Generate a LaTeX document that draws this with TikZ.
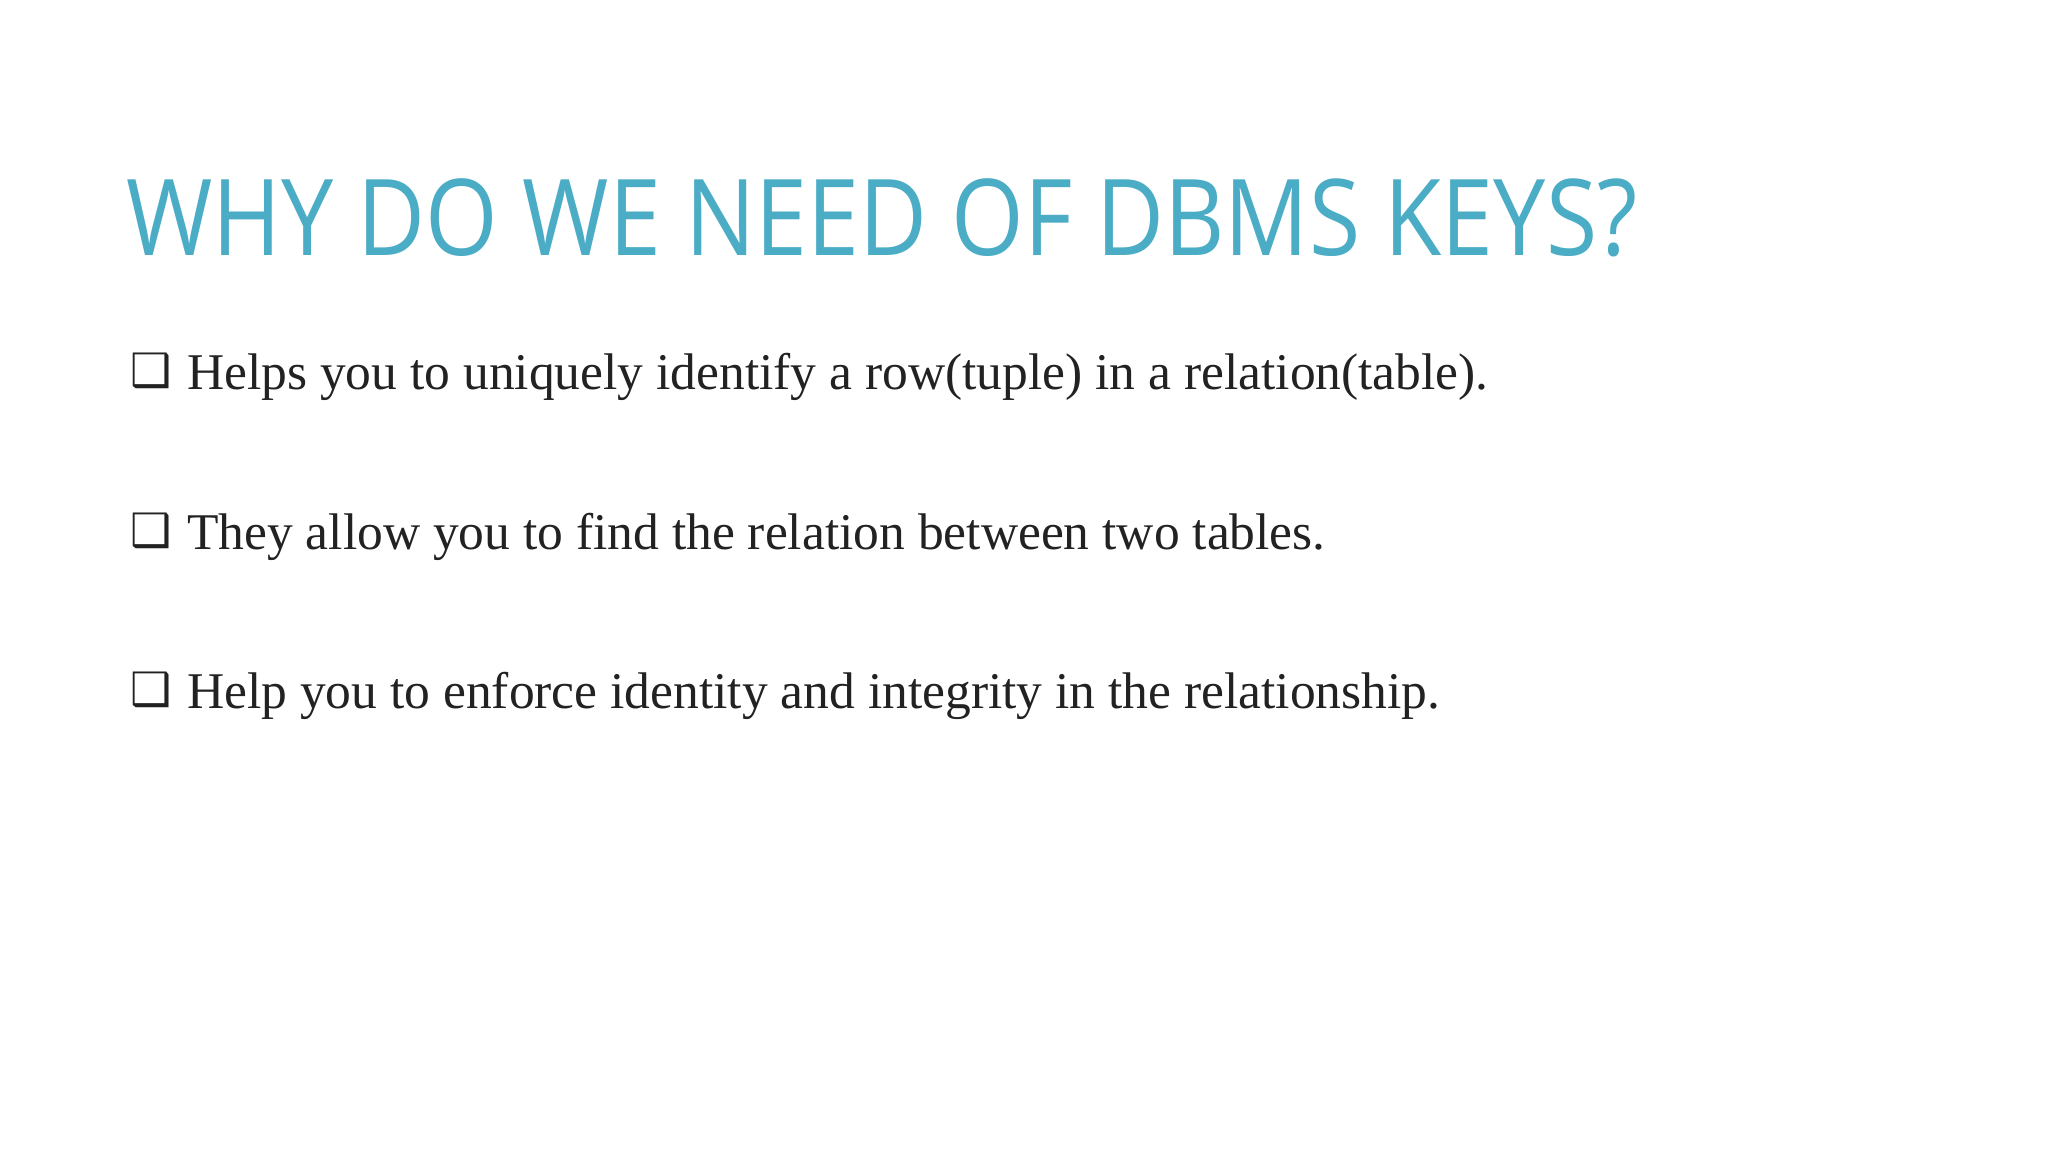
\documentclass[tikz,border=0pt]{standalone}
\usepackage{fontspec}
\setmainfont{Liberation Serif}
\newfontfamily\titlefont[FakeStretch=0.88]{Open Sans}
\newfontfamily\symfont{DejaVu Sans}
\definecolor{titleblue}{HTML}{4BACC6}
\definecolor{txt}{HTML}{222222}
\begin{document}
\begin{tikzpicture}[x=1pt,y=-1pt,
  bul/.style={anchor=base west,inner sep=0pt,text=txt,font=\fontsize{51.5}{54}\selectfont},
  box/.style={anchor=base west,inner sep=0pt,text=txt,font=\symfont\fontsize{46}{46}\selectfont}]
\useasboundingbox[fill=white] (0,0) rectangle (2048,1152);
\node[anchor=base west,inner sep=0pt,text=titleblue,font=\titlefont\fontsize{106}{106}\selectfont] (title) at (126,255) {WHY DO WE NEED OF DBMS KEYS?};
\node[box] (b1) at (130,386) {❑};
\node[bul] (t1) at (187,389) {Helps you to uniquely identify a row(tuple) in a relation(table).};
\node[box] (b2) at (130,546) {❑};
\node[bul] (t2) at (187,549) {They allow you to find the relation between two tables.};
\node[box] (b3) at (130,705) {❑};
\node[bul] (t3) at (187,708) {Help you to enforce identity and integrity in the relationship.};
\end{tikzpicture}
\end{document}
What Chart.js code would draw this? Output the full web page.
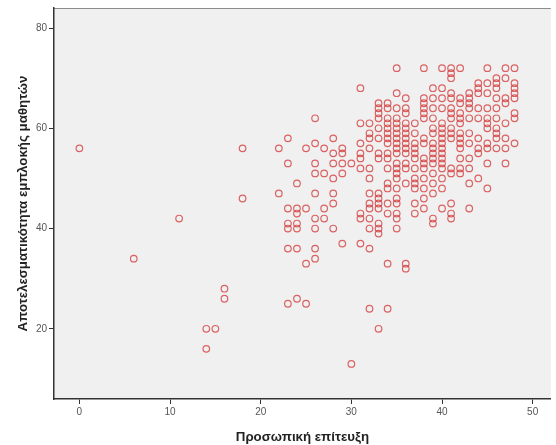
<!DOCTYPE html>
<html>
<head>
<meta charset="utf-8">
<script src="https://cdn.jsdelivr.net/npm/chart.js@4"></script>
<style>
  body { margin: 0; background: #fff; }
  #wrap { width: 556px; height: 445px; }
</style>
</head>
<body>
<div id="wrap"><canvas id="scatter"></canvas></div>
<script>
// x values (Προσωπική επίτευξη) and the y values observed at each one
const xValues = [0, 6, 11, 14, 15, 16, 18, 22, 23, 24, 25, 26, 27, 28, 29, 30, 31, 32, 33, 34, 35, 36, 37, 38, 39, 40, 41, 42, 43, 44, 45, 46, 47, 48];
const yByX = [
    [56],
    [34],
    [42],
    [20, 16],
    [20],
    [28, 26],
    [56, 46],
    [56, 47],
    [58, 53, 44, 41, 40, 36, 25],
    [49, 44, 43, 41, 40, 36, 26],
    [56, 44, 33, 25],
    [62, 57, 53, 51, 47, 42, 40, 36, 34],
    [56, 51, 44, 42],
    [58, 55, 53, 50, 47, 45, 40],
    [56, 55, 53, 51, 37],
    [53, 13],
    [68, 61, 57, 55, 54, 52, 43, 42, 37],
    [61, 59, 58, 56, 52, 50, 47, 45, 44, 42, 40, 36, 24],
    [65, 64, 63, 62, 60, 58, 55, 54, 47, 46, 45, 44, 41, 40, 39, 20],
    [65, 64, 62, 61, 60, 59, 58, 57, 55, 54, 52, 49, 48, 45, 43, 33, 24],
    [72, 67, 64, 62, 61, 60, 59, 58, 57, 56, 55, 53, 52, 51, 50, 48, 46, 45, 43, 42, 40],
    [66, 64, 63, 61, 60, 59, 58, 57, 56, 55, 53, 52, 49, 33, 32],
    [61, 59, 57, 56, 55, 54, 52, 50, 49, 48, 45, 43],
    [72, 66, 65, 64, 63, 62, 58, 57, 54, 53, 52, 50, 48, 46, 44],
    [68, 66, 64, 62, 60, 59, 57, 56, 55, 54, 53, 51, 49, 47, 42, 41],
    [72, 68, 66, 64, 61, 60, 59, 58, 57, 56, 55, 54, 53, 52, 50, 48, 44],
    [72, 71, 70, 67, 66, 64, 63, 62, 60, 59, 58, 52, 51, 45, 43, 42],
    [72, 66, 65, 63, 62, 61, 59, 58, 57, 56, 54, 52, 51],
    [67, 66, 65, 64, 62, 59, 57, 54, 52, 49, 44],
    [69, 68, 67, 64, 62, 58, 56, 55, 50],
    [72, 69, 67, 64, 62, 61, 60, 57, 56, 53, 48],
    [70, 69, 68, 66, 64, 62, 60, 59, 58, 56],
    [72, 70, 66, 65, 61, 58, 56, 53],
    [72, 69, 68, 67, 66, 63, 62, 57]
];
const xTicks = [0, 10, 20, 30, 40, 50];
const yTicks = [20, 40, 60, 80];
const xTitle = 'Προσωπική επίτευξη';
const yTitle = 'Αποτελεσματικότητα εμπλοκής μαθητών';

const points = [];
xValues.forEach((x, i) => {
    yByX[i].forEach(y => points.push({ x: x, y: y }));
});

// plot background + thin top frame line, like the SPSS output
const plotFrame = {
    id: 'plotFrame',
    beforeDraw(chart) {
        const a = chart.chartArea;
        const c = chart.ctx;
        c.save();
        c.fillStyle = '#f0f0f0';
        c.fillRect(a.left, a.top, a.right - a.left, a.bottom - a.top);
        c.strokeStyle = '#8c8c8c';
        c.lineWidth = 1;
        c.beginPath();
        c.moveTo(a.left, a.top + 0.5);
        c.lineTo(a.right, a.top + 0.5);
        c.stroke();
        c.restore();
    }
};

const ctx = document.getElementById('scatter').getContext('2d');
const chart = new Chart(ctx, {
    type: 'scatter',
    data: {
        datasets: [{
            data: points,
            pointStyle: 'circle',
            pointRadius: 3.3,
            pointBorderWidth: 1.2,
            pointBackgroundColor: 'rgba(0,0,0,0)',
            pointBorderColor: 'rgba(212,62,62,0.8)'
        }]
    },
    options: {
        responsive: true,
        maintainAspectRatio: false,
        animation: false,
        layout: { padding: { top: 8, right: 4, left: 0, bottom: 0 } },
        plugins: {
            legend: { display: false },
            tooltip: { enabled: false }
        },
        scales: {
            x: {
                type: 'linear',
                min: -2.8,
                max: 52,
                afterBuildTicks: s => { s.ticks = xTicks.map(v => ({ value: v })); },
                afterFit: s => { s.height = 46; },
                border: { display: true, color: '#333', width: 1.5 },
                grid: { drawOnChartArea: false, drawTicks: true, tickLength: 5, color: '#333' },
                ticks: { color: '#555', font: { family: 'Liberation Sans', size: 10 }, padding: 2 },
                title: {
                    display: true, text: xTitle, color: '#222',
                    font: { family: 'Liberation Sans', size: 13.3, weight: 'bold' },
                    padding: { top: 5, bottom: 0 }
                }
            },
            y: {
                type: 'linear',
                min: 6,
                max: 84,
                afterBuildTicks: s => { s.ticks = yTicks.map(v => ({ value: v })); },
                afterFit: s => { s.width = 54; },
                border: { display: true, color: '#333', width: 1.5 },
                grid: { drawOnChartArea: false, drawTicks: true, tickLength: 5, color: '#333' },
                ticks: { color: '#555', font: { family: 'Liberation Sans', size: 10 }, padding: 2 },
                title: {
                    display: true, text: yTitle, color: '#222',
                    font: { family: 'Liberation Sans', size: 13.3, weight: 'bold' },
                    padding: { top: 15, bottom: 0 }
                }
            }
        }
    },
    plugins: [plotFrame]
});
</script>
</body>
</html>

→ WHAT TO PRODUCE: Using the data above, write out every line exactly, leaving the images behind.

→ RESULT OF THE TASK:
Generate a LaTeX document that draws this with TikZ.
\documentclass[tikz,border=0pt]{standalone}
\usepackage{fontspec}
\setmainfont{Liberation Serif}
\newfontfamily\titlefont[FakeStretch=0.88]{Open Sans}
\newfontfamily\symfont{DejaVu Sans}
\definecolor{titleblue}{HTML}{4BACC6}
\definecolor{txt}{HTML}{222222}
\begin{document}
\begin{tikzpicture}[x=1pt,y=-1pt,
  bul/.style={anchor=base west,inner sep=0pt,text=txt,font=\fontsize{51.5}{54}\selectfont},
  box/.style={anchor=base west,inner sep=0pt,text=txt,font=\symfont\fontsize{46}{46}\selectfont}]
\useasboundingbox[fill=white] (0,0) rectangle (2048,1152);
\node[anchor=base west,inner sep=0pt,text=titleblue,font=\titlefont\fontsize{106}{106}\selectfont] (title) at (126,255) {WHY DO WE NEED OF DBMS KEYS?};
\node[box] (b1) at (130,386) {❑};
\node[bul] (t1) at (187,389) {Helps you to uniquely identify a row(tuple) in a relation(table).};
\node[box] (b2) at (130,546) {❑};
\node[bul] (t2) at (187,549) {They allow you to find the relation between two tables.};
\node[box] (b3) at (130,705) {❑};
\node[bul] (t3) at (187,708) {Help you to enforce identity and integrity in the relationship.};
\end{tikzpicture}
\end{document}
What Chart.js code would draw this? Output the full web page.
<!DOCTYPE html>
<html>
<head>
<meta charset="utf-8">
<script src="https://cdn.jsdelivr.net/npm/chart.js@4"></script>
<style>
  body { margin: 0; background: #fff; }
  #wrap { width: 556px; height: 445px; }
</style>
</head>
<body>
<div id="wrap"><canvas id="scatter"></canvas></div>
<script>
// x values (Προσωπική επίτευξη) and the y values observed at each one
const xValues = [0, 6, 11, 14, 15, 16, 18, 22, 23, 24, 25, 26, 27, 28, 29, 30, 31, 32, 33, 34, 35, 36, 37, 38, 39, 40, 41, 42, 43, 44, 45, 46, 47, 48];
const yByX = [
    [56],
    [34],
    [42],
    [20, 16],
    [20],
    [28, 26],
    [56, 46],
    [56, 47],
    [58, 53, 44, 41, 40, 36, 25],
    [49, 44, 43, 41, 40, 36, 26],
    [56, 44, 33, 25],
    [62, 57, 53, 51, 47, 42, 40, 36, 34],
    [56, 51, 44, 42],
    [58, 55, 53, 50, 47, 45, 40],
    [56, 55, 53, 51, 37],
    [53, 13],
    [68, 61, 57, 55, 54, 52, 43, 42, 37],
    [61, 59, 58, 56, 52, 50, 47, 45, 44, 42, 40, 36, 24],
    [65, 64, 63, 62, 60, 58, 55, 54, 47, 46, 45, 44, 41, 40, 39, 20],
    [65, 64, 62, 61, 60, 59, 58, 57, 55, 54, 52, 49, 48, 45, 43, 33, 24],
    [72, 67, 64, 62, 61, 60, 59, 58, 57, 56, 55, 53, 52, 51, 50, 48, 46, 45, 43, 42, 40],
    [66, 64, 63, 61, 60, 59, 58, 57, 56, 55, 53, 52, 49, 33, 32],
    [61, 59, 57, 56, 55, 54, 52, 50, 49, 48, 45, 43],
    [72, 66, 65, 64, 63, 62, 58, 57, 54, 53, 52, 50, 48, 46, 44],
    [68, 66, 64, 62, 60, 59, 57, 56, 55, 54, 53, 51, 49, 47, 42, 41],
    [72, 68, 66, 64, 61, 60, 59, 58, 57, 56, 55, 54, 53, 52, 50, 48, 44],
    [72, 71, 70, 67, 66, 64, 63, 62, 60, 59, 58, 52, 51, 45, 43, 42],
    [72, 66, 65, 63, 62, 61, 59, 58, 57, 56, 54, 52, 51],
    [67, 66, 65, 64, 62, 59, 57, 54, 52, 49, 44],
    [69, 68, 67, 64, 62, 58, 56, 55, 50],
    [72, 69, 67, 64, 62, 61, 60, 57, 56, 53, 48],
    [70, 69, 68, 66, 64, 62, 60, 59, 58, 56],
    [72, 70, 66, 65, 61, 58, 56, 53],
    [72, 69, 68, 67, 66, 63, 62, 57]
];
const xTicks = [0, 10, 20, 30, 40, 50];
const yTicks = [20, 40, 60, 80];
const xTitle = 'Προσωπική επίτευξη';
const yTitle = 'Αποτελεσματικότητα εμπλοκής μαθητών';

const points = [];
xValues.forEach((x, i) => {
    yByX[i].forEach(y => points.push({ x: x, y: y }));
});

// plot background + thin top frame line, like the SPSS output
const plotFrame = {
    id: 'plotFrame',
    beforeDraw(chart) {
        const a = chart.chartArea;
        const c = chart.ctx;
        c.save();
        c.fillStyle = '#f0f0f0';
        c.fillRect(a.left, a.top, a.right - a.left, a.bottom - a.top);
        c.strokeStyle = '#8c8c8c';
        c.lineWidth = 1;
        c.beginPath();
        c.moveTo(a.left, a.top + 0.5);
        c.lineTo(a.right, a.top + 0.5);
        c.stroke();
        c.restore();
    }
};

const ctx = document.getElementById('scatter').getContext('2d');
const chart = new Chart(ctx, {
    type: 'scatter',
    data: {
        datasets: [{
            data: points,
            pointStyle: 'circle',
            pointRadius: 3.3,
            pointBorderWidth: 1.2,
            pointBackgroundColor: 'rgba(0,0,0,0)',
            pointBorderColor: 'rgba(212,62,62,0.8)'
        }]
    },
    options: {
        responsive: true,
        maintainAspectRatio: false,
        animation: false,
        layout: { padding: { top: 8, right: 4, left: 0, bottom: 0 } },
        plugins: {
            legend: { display: false },
            tooltip: { enabled: false }
        },
        scales: {
            x: {
                type: 'linear',
                min: -2.8,
                max: 52,
                afterBuildTicks: s => { s.ticks = xTicks.map(v => ({ value: v })); },
                afterFit: s => { s.height = 46; },
                border: { display: true, color: '#333', width: 1.5 },
                grid: { drawOnChartArea: false, drawTicks: true, tickLength: 5, color: '#333' },
                ticks: { color: '#555', font: { family: 'Liberation Sans', size: 10 }, padding: 2 },
                title: {
                    display: true, text: xTitle, color: '#222',
                    font: { family: 'Liberation Sans', size: 13.3, weight: 'bold' },
                    padding: { top: 5, bottom: 0 }
                }
            },
            y: {
                type: 'linear',
                min: 6,
                max: 84,
                afterBuildTicks: s => { s.ticks = yTicks.map(v => ({ value: v })); },
                afterFit: s => { s.width = 54; },
                border: { display: true, color: '#333', width: 1.5 },
                grid: { drawOnChartArea: false, drawTicks: true, tickLength: 5, color: '#333' },
                ticks: { color: '#555', font: { family: 'Liberation Sans', size: 10 }, padding: 2 },
                title: {
                    display: true, text: yTitle, color: '#222',
                    font: { family: 'Liberation Sans', size: 13.3, weight: 'bold' },
                    padding: { top: 15, bottom: 0 }
                }
            }
        }
    },
    plugins: [plotFrame]
});
</script>
</body>
</html>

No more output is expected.